Os contos, embora vazados num estilo que se pode considerar clássico do gênero, objetividade, unidade de tema e ação, número reduzido de personagens, diálogos como fator narrativo decisivo para a elucidação da trama etc., traz um tratamento de linguagem que se notabiliza pela força dramática e fidedignidade ao mundo em que transcorre a quase totalidade das narrativas. 

É o que se pode concluir, por exemplo, da leitura do primeiro conto, "Rolézim", com discurso em primeira pessoa e uma linguagem extraída da voz do morro, em que pontuam, por isso mesmo, um quase dialeto eivado de gíria e estilizações que se permitem, aqui e além, a introdução de termos advindos da classe média carioca que constitui, em grande parte das histórias, o contraponto do olhar humilhado e ofendido do narrador, que não raramente dá a ver a própria figura humana do autor, ele mesmo morador da favela. 
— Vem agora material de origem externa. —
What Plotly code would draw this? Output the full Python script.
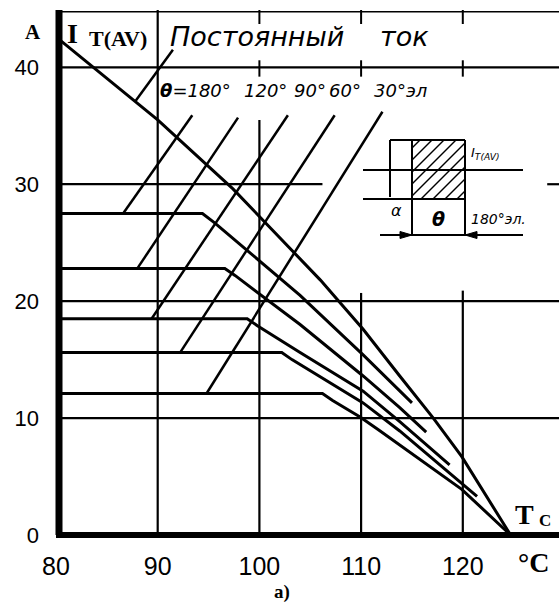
import plotly.graph_objects as go

# ---------------- data ----------------
x_ticks = [80, 90, 100, 110, 120]
y_ticks = [0, 10, 20, 30, 40]
x_tick_labels = ["80", "90", "100", "110", "120"]
y_tick_labels = ["0", "10", "20", "30", "40"]

# DC ("Постоянный ток")
tc_dc = [80, 90, 97.4, 100.3, 103.3, 106.0, 108.0, 110.2, 113.8, 117.1, 119.9, 124.7]
i_dc = [42.6, 35.5, 29.6, 27.0, 24.3, 21.8, 19.8, 17.6, 13.6, 10.0, 6.7, 0.0]
# theta = 180
tc_180 = [80, 94.4, 95.6, 104.0, 110.2, 113.8, 115.0]
i_180 = [27.5, 27.5, 26.7, 20.5, 15.4, 12.3, 11.3]
# theta = 120
tc_120 = [80, 96.6, 97.6, 104.0, 110.2, 113.8, 116.4]
i_120 = [22.8, 22.8, 22.2, 18.0, 13.6, 10.9, 8.8]
# theta = 90
tc_90 = [80, 98.8, 99.8, 104.0, 110.2, 113.8, 118.7]
i_90 = [18.5, 18.5, 17.9, 15.6, 12.3, 9.7, 6.0]
# theta = 60
tc_60 = [80, 102.2, 103.2, 110.2, 113.8, 121.4]
i_60 = [15.6, 15.6, 15.0, 11.3, 8.9, 3.3]
# theta = 30
tc_30 = [80, 106.2, 107.2, 109.9, 111.7, 113.8, 119.9, 124.7]
i_30 = [12.1, 12.1, 11.5, 10.1, 9.0, 7.7, 3.9, 0.0]

# leader lines from labels to curves: (x0, y0, x1, y1)
leader_dc = [87.8, 37.1, 91.5, 41.5]
leader_180 = [86.6, 27.5, 93.4, 35.9]
leader_120 = [88.0, 22.8, 97.9, 35.7]
leader_90 = [89.4, 18.5, 102.8, 35.9]
leader_60 = [92.2, 15.6, 107.4, 35.9]
leader_30 = [94.8, 12.1, 112.1, 36.2]

# ---------------- layout geometry ----------------
W, H = 559, 607
ML, MR, MT, MB = 56, 0, 10, 72
X_MAX = 80 + (W - ML - MR) / 10.17
Y_MAX = 44.9
PW, PH = W - ML - MR, H - MT - MB


def P(px, py):
    """pixel -> paper coordinates"""
    return (px - ML) / PW, (H - MB - py) / PH


fig = go.Figure()

curves = [(tc_dc, i_dc), (tc_180, i_180), (tc_120, i_120),
          (tc_90, i_90), (tc_60, i_60), (tc_30, i_30)]
for xs, ys in curves:
    fig.add_trace(go.Scatter(x=xs, y=ys, mode="lines",
                             line=dict(color="black", width=3),
                             hoverinfo="skip", showlegend=False))

for ld in [leader_dc, leader_180, leader_120, leader_90, leader_60, leader_30]:
    fig.add_trace(go.Scatter(x=[ld[0], ld[2]], y=[ld[1], ld[3]], mode="lines",
                             line=dict(color="black", width=2.5),
                             hoverinfo="skip", showlegend=False))

shapes = []
blk = "black"


def dline(x0, y0, x1, y1, w=2.2):
    shapes.append(dict(type="line", xref="x", yref="y", x0=x0, y0=y0, x1=x1, y1=y1,
                       line=dict(color=blk, width=w), layer="below"))


def pline(px0, py0, px1, py1, w=2.0):
    a = P(px0, py0)
    b = P(px1, py1)
    shapes.append(dict(type="line", xref="paper", yref="paper",
                       x0=a[0], y0=a[1], x1=b[0], y1=b[1],
                       line=dict(color=blk, width=w)))


# vertical grid lines (some only partially drawn in the original)
v_extent = {90: Y_MAX, 100: 35.5, 110: 20.7, 120: 20.9}
for xv in x_ticks[1:]:
    dline(xv, 0, xv, v_extent[xv])
    if v_extent[xv] < 40:
        dline(xv, 39.2, xv, 40.6, 2.0)
        dline(xv, 43.7, xv, Y_MAX, 2.0)

# horizontal grid lines
for yv in y_ticks[1:]:
    if yv == 30:
        dline(80, yv, 106.2, yv)
        dline(128.3, yv, X_MAX, yv)
    else:
        dline(80, yv, X_MAX, yv)
# top border
dline(80, 44.75, X_MAX, 44.75, 1.6)

# thick axis lines
pline(59, 535, 59, 10, 7)
pline(56, 535, 559, 535, 6)

# ---------------- inset diagram ----------------
pline(390, 140, 465, 140)
pline(390, 140, 390, 197)
pline(412, 140, 412, 236)
pline(465, 140, 465, 236)
pline(363, 170, 523, 170)
pline(363, 199, 465, 199)
pline(380, 235, 523, 235)
# hatching
hx0, hx1, hy0, hy1 = 412, 465, 140, 199
for c in range(560, 665, 12):
    xa = max(hx0, c - hy1)
    xb = min(hx1, c - hy0)
    if xb > xa:
        pline(xa, c - xa, xb, c - xb, 1.4)


def tri(pts):
    q = [P(*p) for p in pts]
    path = "M {} {} L {} {} L {} {} Z".format(q[0][0], q[0][1], q[1][0], q[1][1], q[2][0], q[2][1])
    shapes.append(dict(type="path", xref="paper", yref="paper", path=path,
                       fillcolor=blk, line=dict(color=blk, width=1)))


tri([(400, 231.5), (412, 235), (400, 238.5)])
tri([(477, 231.5), (465, 235), (477, 238.5)])

# ---------------- texts ----------------
ann = []


def text(s, px, py, size, family="Liberation Serif", weight="normal", style="normal",
         xanchor="center", yanchor="middle"):
    x, y = P(px, py)
    ann.append(dict(text=s, x=x, y=y, xref="paper", yref="paper", showarrow=False,
                    xanchor=xanchor, yanchor=yanchor,
                    font=dict(family=family, size=size, color="black",
                              weight=weight, style=style)))


text("A", 33, 32, 21, weight="bold")
text("I", 72, 33, 28, weight="bold")
text("T(AV)", 87, 38, 22, weight="bold", xanchor="left")
text("Постоянный", 168, 36, 27, family="DejaVu Sans", style="italic", xanchor="left")
text("ток", 378, 36, 27, family="DejaVu Sans", style="italic", xanchor="left")

text("<b>θ</b>=180°", 158, 91, 18, family="DejaVu Sans", style="italic", xanchor="left")
text("120°", 242, 91, 18, family="DejaVu Sans", style="italic", xanchor="left")
text("90°", 292, 91, 18, family="DejaVu Sans", style="italic", xanchor="left")
text("60°", 327, 91, 18, family="DejaVu Sans", style="italic", xanchor="left")
text("30°эл", 372, 91, 18, family="DejaVu Sans", style="italic", xanchor="left")

text("I<sub>T(AV)</sub>", 469, 153, 13, family="DejaVu Sans", style="italic", xanchor="left")
text("α", 396, 210, 16, family="DejaVu Sans", style="italic")
text("θ", 438, 219, 19, family="DejaVu Sans", weight="bold", style="italic")
text("180°эл.", 469, 219, 14, family="DejaVu Sans", style="italic", xanchor="left")

text("T", 524, 514, 28, weight="bold")
text("C", 545, 520, 17, weight="bold")
text("°C", 533, 562, 28, weight="bold")
text("a)", 282, 592, 19, weight="bold")

fig.update_layout(
    width=W, height=H,
    margin=dict(l=ML, r=MR, t=MT, b=MB, pad=0),
    paper_bgcolor="white", plot_bgcolor="white",
    shapes=shapes, annotations=ann, showlegend=False,
    xaxis=dict(range=[80, X_MAX], tickvals=x_ticks, ticktext=x_tick_labels,
               showgrid=False, zeroline=False, showline=False, ticks="",
               ticklabelstandoff=14,
               tickfont=dict(family="Liberation Sans", size=25, color="black"),
               fixedrange=True),
    yaxis=dict(range=[0, Y_MAX], tickvals=y_ticks, ticktext=y_tick_labels,
               showgrid=False, zeroline=False, showline=False, ticks="",
               ticklabelstandoff=16,
               tickfont=dict(family="Liberation Sans", size=22, color="black"),
               fixedrange=True),
)

fig.write_html("out.html", config={"staticPlot": True},
               post_script="document.body.style.margin='0';document.body.style.padding='0';")
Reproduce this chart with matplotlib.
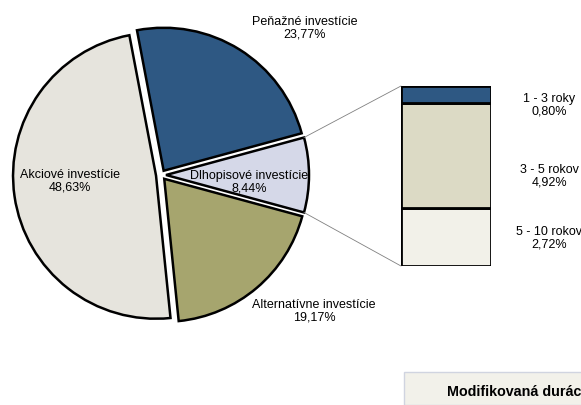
import matplotlib
matplotlib.use("Agg")
import matplotlib.pyplot as plt
from matplotlib.patches import Rectangle, ConnectionPatch
import numpy as np

plt.rcParams['font.family'] = ['Liberation Sans', 'DejaVu Sans']

# data
pie_labels = ["Peňažné investície", "Dlhopisové investície", "Alternatívne investície", "Akciové investície"]
pie_values = [23.77, 8.44, 19.17, 48.63]
pie_value_text = ["23,77%", "8,44%", "19,17%", "48,63%"]
pie_colors = ["#2e5883", "#d5d8e8", "#a6a56e", "#e6e4dd"]

bar_labels = ["5 - 10 rokov", "3 - 5 rokov", "1 - 3 roky"]
bar_values = [2.72, 4.92, 0.80]
bar_value_text = ["2,72%", "4,92%", "0,80%"]
bar_colors = ["#f2f1e9", "#dcdac5", "#2e5883"]

box_title = "Modifikovaná durácia"

W, H = 581, 406
fig = plt.figure(figsize=(W / 100, H / 100), dpi=100)
ax = fig.add_axes([0, 0, 1, 1])


def Y(y):
    return H - y


fs = 9.0
R = 143
cx, cy = 161, Y(176)
start = (pie_values[0] + pie_values[1] / 2) / sum(pie_values) * 360
wedges, _ = ax.pie(pie_values, colors=pie_colors, startangle=start, counterclock=False,
                   explode=[0.035 * R] * 4, radius=R, center=(cx, cy), frame=True,
                   wedgeprops=dict(edgecolor='black', linewidth=1.8))
ax.set_xlim(0, W)
ax.set_ylim(0, H)
ax.set_aspect('equal')
ax.axis('off')

pie_text_pos = [(305, 28), (249, 182), (314, 311), (70, 181)]
for lab, vt, (x, y) in zip(pie_labels, pie_value_text, pie_text_pos):
    ax.text(x, Y(y), f"{lab}\n{vt}", ha='center', va='center', fontsize=fs, linespacing=1.08)

# stacked bar
bx0, bx1, by0, by1 = 401, 491, 87, 267
bax = fig.add_axes([bx0 / W, 1 - by1 / H, (bx1 - bx0) / W, (by1 - by0) / H])
bottom = 0
for v, c in zip(bar_values, bar_colors):
    bax.bar(0, v, bottom=bottom, width=1, color=c, edgecolor='black', linewidth=2.0)
    bottom += v
bax.set_xlim(-0.5, 0.5)
bax.set_ylim(0, sum(bar_values))
bax.axis('off')

bar_text_y = [238, 176, 105]
for lab, vt, y in zip(bar_labels, bar_value_text, bar_text_y):
    ax.text(549, Y(y), f"{lab}\n{vt}", ha='center', va='center', fontsize=fs, linespacing=1.08)

# connection lines from Dlhopisové wedge corners to bar corners
w = wedges[1]
wc = w.center
for ang, yb in [(w.theta2, sum(bar_values)), (w.theta1, 0)]:
    px = wc[0] + w.r * np.cos(np.radians(ang))
    py = wc[1] + w.r * np.sin(np.radians(ang))
    con = ConnectionPatch(xyA=(px, py), coordsA=ax.transData,
                          xyB=(-0.5, yb), coordsB=bax.transData,
                          color='#808080', linewidth=0.6)
    fig.add_artist(con)

# bottom box
ax.add_patch(Rectangle((404, 0), 200, Y(373), facecolor='#f2f1ea', edgecolor='#d0d4e0', linewidth=1))
ax.text(447, Y(392), box_title, ha='left', va='center', fontsize=10.3, fontweight='bold')

fig.savefig("out.png", dpi=100)
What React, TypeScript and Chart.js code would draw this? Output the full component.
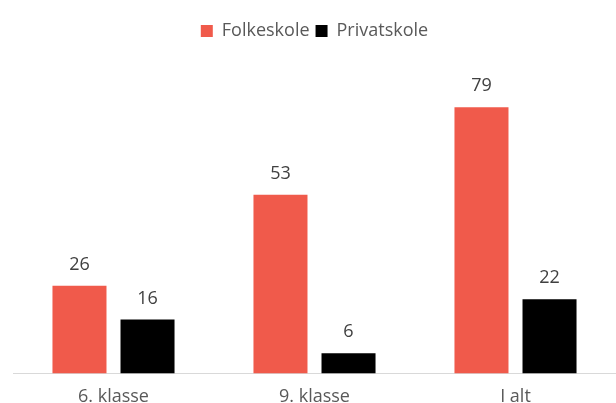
import React, { useEffect, useRef } from "react";
import { Chart, registerables } from "chart.js";

Chart.register(...registerables);

const categories = ["6. klasse", "9. klasse", "I alt"];
const folkeskole = [26, 53, 79];
const privatskole = [16, 6, 22];
const seriesNames = ["Folkeskole", "Privatskole"];

const FONT = "'Open Sans', sans-serif";

const valueLabels = {
  id: "valueLabels",
  afterDatasetsDraw(chart: any) {
    const ctx = chart.ctx;
    ctx.save();
    ctx.font = `18px ${FONT}`;
    ctx.fillStyle = "#404040";
    ctx.textAlign = "center";
    ctx.textBaseline = "bottom";
    chart.data.datasets.forEach((ds: any, i: number) => {
      const meta = chart.getDatasetMeta(i);
      meta.data.forEach((bar: any, j: number) => {
        ctx.fillText(String(ds.data[j]), bar.x, bar.y - 12);
      });
    });
    ctx.restore();
  },
};

export default function App() {
  const ref = useRef<HTMLCanvasElement>(null);
  useEffect(() => {
    if (!ref.current) return;
    const chart = new Chart(ref.current, {
      type: "bar",
      data: {
        labels: categories,
        datasets: [
          { label: seriesNames[0], data: folkeskole, backgroundColor: "#F05A4B" },
          { label: seriesNames[1], data: privatskole, backgroundColor: "#000000" },
        ],
      },
      options: {
        animation: false,
        responsive: false,
        maintainAspectRatio: false,
        layout: { padding: { left: 13, right: 0, top: 16, bottom: -10 } },
        datasets: {
          bar: { categoryPercentage: 0.677, barPercentage: 0.794 },
        },
        plugins: {
          legend: {
            position: "top",
            labels: {
              boxWidth: 12,
              boxHeight: 12,
              padding: 6,
              color: "#595959",
              font: { family: FONT, size: 18 },
            },
          },
          tooltip: { enabled: false },
        },
        scales: {
          x: {
            grid: { display: false },
            border: { display: true, color: "#d9d9d9", width: 1 },
            ticks: { color: "#595959", font: { family: FONT, size: 18 }, padding: 5 },
          },
          y: { display: false, min: 0, max: 96 },
        },
      },
      plugins: [valueLabels],
    });
    return () => chart.destroy();
  }, []);
  return (
    <div style={{ position: "fixed", left: 0, top: 0, width: 616, height: 403, background: "#fff" }}>
      <canvas ref={ref} width={616} height={403} />
    </div>
  );
}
A propósito dessa incomunicabilidade, dessa invariavelmente frustrada experiência de alteridade, verdadeiro leitmotiv do que existe de mais humano nesse livro desconcertante, vejamos o fragmento: --- "De um momento pro outro tudo se desfaz, tudo desaba, e ficamos sozinhos frente ao abismo que é a outra pessoa. Daí vem uma vontade de falar não sei o quê, só pra tentar reunir uns pedaços da gente, meia dúzia de restos espalhados pelo mistério que é a convivência". 

É que a forma como Geovani Martins expõe a verdadeira luta de classes em que se veem inseridas as personagens dos contos, ao lado de todas as imensas qualidades de uma escrita original e coerente, reflete a maturidade precoce do escritor e aponta para uma nova percepção estética em termos da prosa de ficção brasileira contemporânea. Um achado.